Hay días en los que me gustaría tener la edad suficiente como para poder escribir con nostalgia de algo. No se trata de que nada me produzca nostalgia; es, sencillamente, que me resulta un poco ridículo leerme a mis veinticuatro años cantando las bondades de un tiempo que pasó y que nunca va a volver. Yo no puedo hablar, como hizo Gistau, del Madrid de Juanito. Ni como Peyró de cuando a Horcher sólo podía entrarse con corbata. Ni siquiera como Javier Aznar, que no es tanto más mayor que yo, sobre las sitcom de los noventa. Porque yo he vivido el Madrid de los galácticos, jamás he estado en Horcher y vi Friends por primera vez con veinte años.

No obstante, ya voy planteándome de qué hablaré a mis hijos cuando tenga esa edad en la que es legítimo echar de menos el mundo en el que uno creció. Empezaré, seguramente, por el Madrid de las cuatro copas de Europa en cinco años. Les diré que en realidad lo construyó Mourinho aunque la gloria se la terminasen llevando otros con más suerte y menos talento. Después creo que les hablaré sobre los discos de punk-rock adolescente que acumulaba en el segundo cajón de mi escritorio y, para que me entiendan, les pondré American Idiot, que tenía repetido porque era mi favorito. Además, omitiendo por su bien las biografías de músicos que su padre devoró con fruición, los incitaré a leer algunos de los libros que me cambiaron la vida, como Las máscaras del héroe y Lo que está mal en el mundo, pero insistiendo en que jamás deben preferir la lectura a la taberna. E insistiendo, casi con más ahínco, en que leer mal es mucho peor que no leer, pues no leer por lo menos nos permite conservar el sentido común.
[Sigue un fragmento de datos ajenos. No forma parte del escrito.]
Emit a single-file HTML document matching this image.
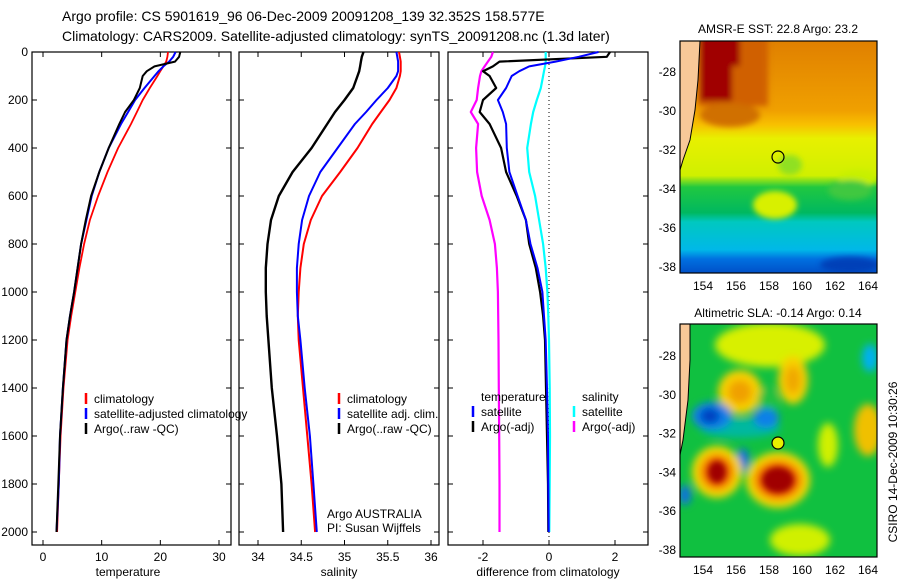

Cuando entren en la adolescencia los envidiaré. Empezarán a vivir desengaños amorosos sin ser conscientes de que tienen poco que perder y nadie ante quien responder. Será entonces cuando les cuente cómo conocí a su madre y, para su desgracia, me alargaré más que Ted Mosby. Y no sólo porque la historia sea digna de contarse, sino porque espero que les sirva de algo; de consuelo, de ejemplo o hasta de testimonio de un pasado muy remoto. Porque yo no me imagino a mis hijos comprando libros en una librería o flores en una floristería como hago yo cada veintinueve. No conocerán la pequeña propiedad, pues Amazon et alii ya habrán acabado con ella. A lo mejor ni siquiera llegan a disfrutar de uno de esos hoteles como los que nos alojan a su madre y a mí cuando visitamos París o Palermo o San Sebastián; es mucho más probable que ellos terminen alojándose en apartamentos contratados por internet que, además, pertenezcan a fondos de inversión. Tampoco viajarán en coche a Galicia, a Ávila o a Marbella como nosotros; irán en trenes eléctricos no contaminantes sin posibilidad de parar en una gasolinera a comerse un bocadillo de lomo con pimiento o comprar una navaja de Albacete.
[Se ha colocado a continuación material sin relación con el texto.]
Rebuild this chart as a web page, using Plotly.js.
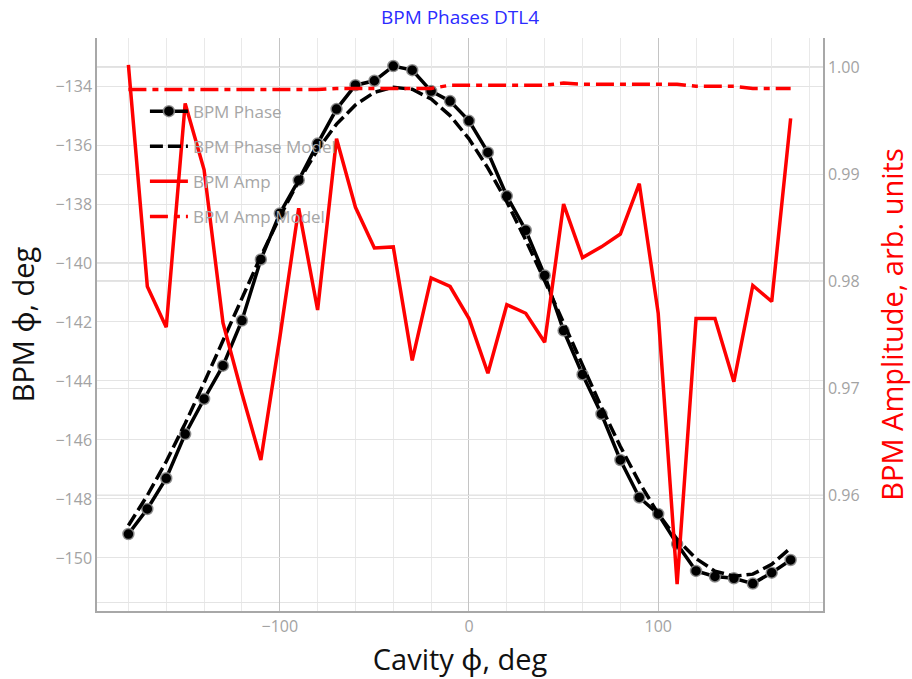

Sé que lo que les cuente les sonará viejo. Supongo que tendrán una sensación similar a la que tenía yo de niño cuando mi padre me contaba que su televisión sólo tenía un canal. O que su primer móvil fue un maletín. O que para arrancar su moto había que pedalear. O que hasta sus treinta y tres nunca había visto al Madrid ganar una copa de Europa. Lo miraba atónito, como extrañado de que pudiese echar de menos todo eso, y sé que así me mirarán mis hijos a mí. Pero yo, con ese gesto melancólico tan propio de videoclip de canción de country contemporáneo, contestaré que me he ganado el derecho a la nostalgia.